When one doesn't understand the concept of (real) love, they run around (like headless chickens I would say) seeking an experience of feelings and thinking that it's about "love"... but it isn't.
Real love has everything to do with the will. Also love and faithfulness are inseparable (the will decides to be faithful to be loving to the spouse). Even when happy feelings are hard to find and it's a struggle to go through barren lands. So... love is not a feeling, it's an act of your will!

When my wife had "fallen in love with a woman", this wasn't necessarily the end of the world (aka 'our marriage'). It was important however whether her real love for me would endure. Like I wrote, this had everything to do with her will, the choices made from her will. (through the turmoil of feelings, emotions, discovering her sexual feelings and the whole lot this encompasses).

I'm sorry Dutchman, I known you are wanting to tell us that you have come to a good place in your MOM and good for you.  You are not being preachy about it or trying to tell us we can all do it, on the contrary.  And I don't want to pour cold water on your hopes.  I hope you stick around and I wish you all the best.  Lily

Our MOM has come to this good place, otherwise I would be very hesitant to write about it. I'm not in a vulnerable place anymore. After 15 years in a monogamous MOM, I think I've earned enough to say something about the subject. I very much appreciate your posts, also when challenging me, for you should! Your intentions are for the good, and I fully understand it. A MOM can be (or turn out to be) so very harmful to the people involved, it's heart breaking to read those stories. On the other side, there is a possibility for a totally different outcome. And this I know for sure, for I'm living it. It's not some distant hope, it's real! If I still had any doubts about that I would tell. I try to be as open as possible about our MOM.

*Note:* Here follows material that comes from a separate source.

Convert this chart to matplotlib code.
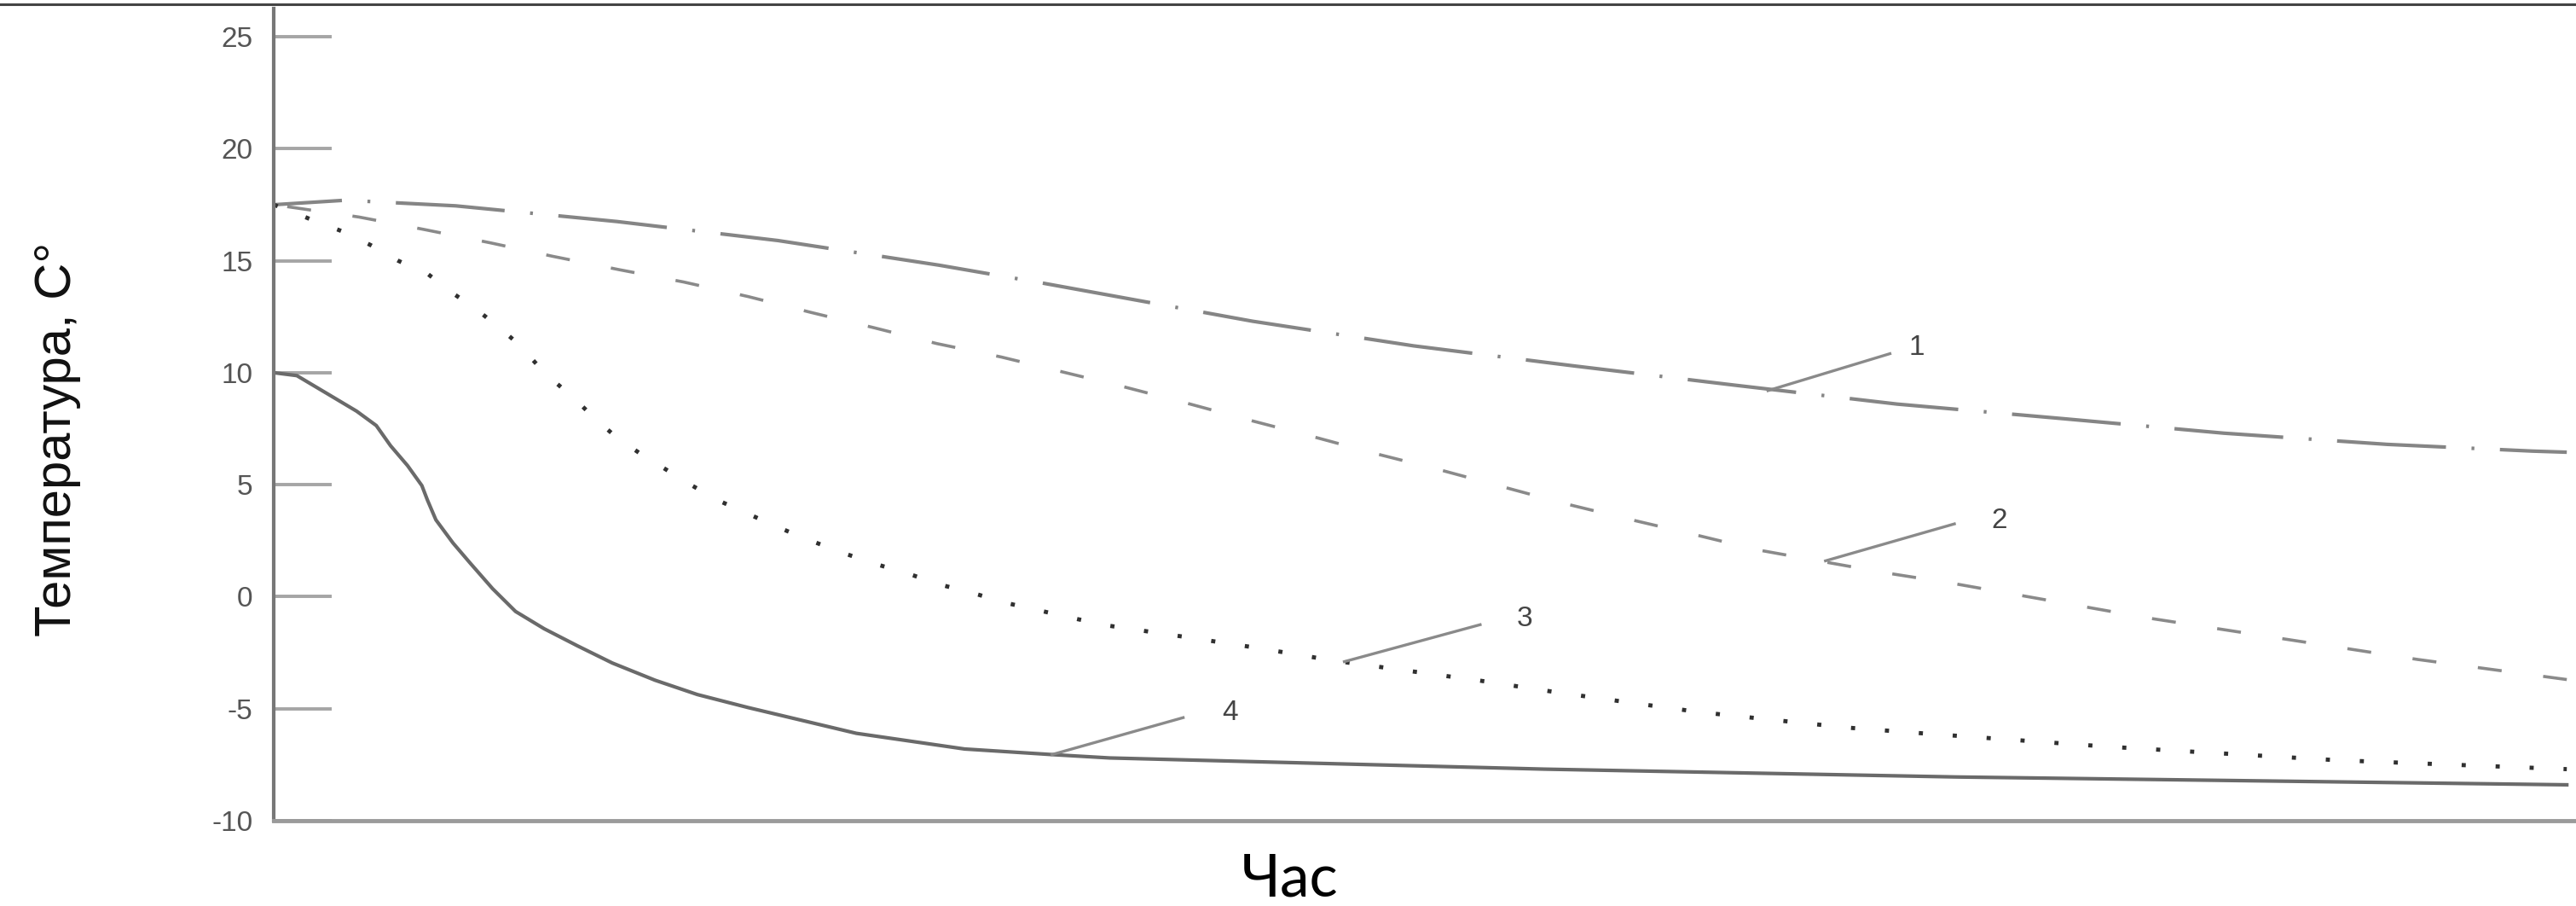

So what makes the difference? Why are some MOM's doomed, and why some are not? 
Are there some preconditions that determine it? If so, which?
Are there acts of behavior and handling things that are decisive? If so, Which?

Somehow I hope to get this clear. Maybe using me as a representative of a successful MOM, challenged by MOM's that didn't make it. Not to judge or condemn, but to get clear what the decisive line is. 
To my opinion that could possibly help people to decide which path to go. Hopefully: prevent years of pain, or prevent discarding a valuable relation and/or breaking up a family.

PS. With this it didn't respond to a post of you (regarding the teenage thing). When I started to write a reponse to it, I noticed my remarks would be in regard  to a more general overview.  So I think best continueing the discussion about above post first and later pickup om the 'teenage thing'.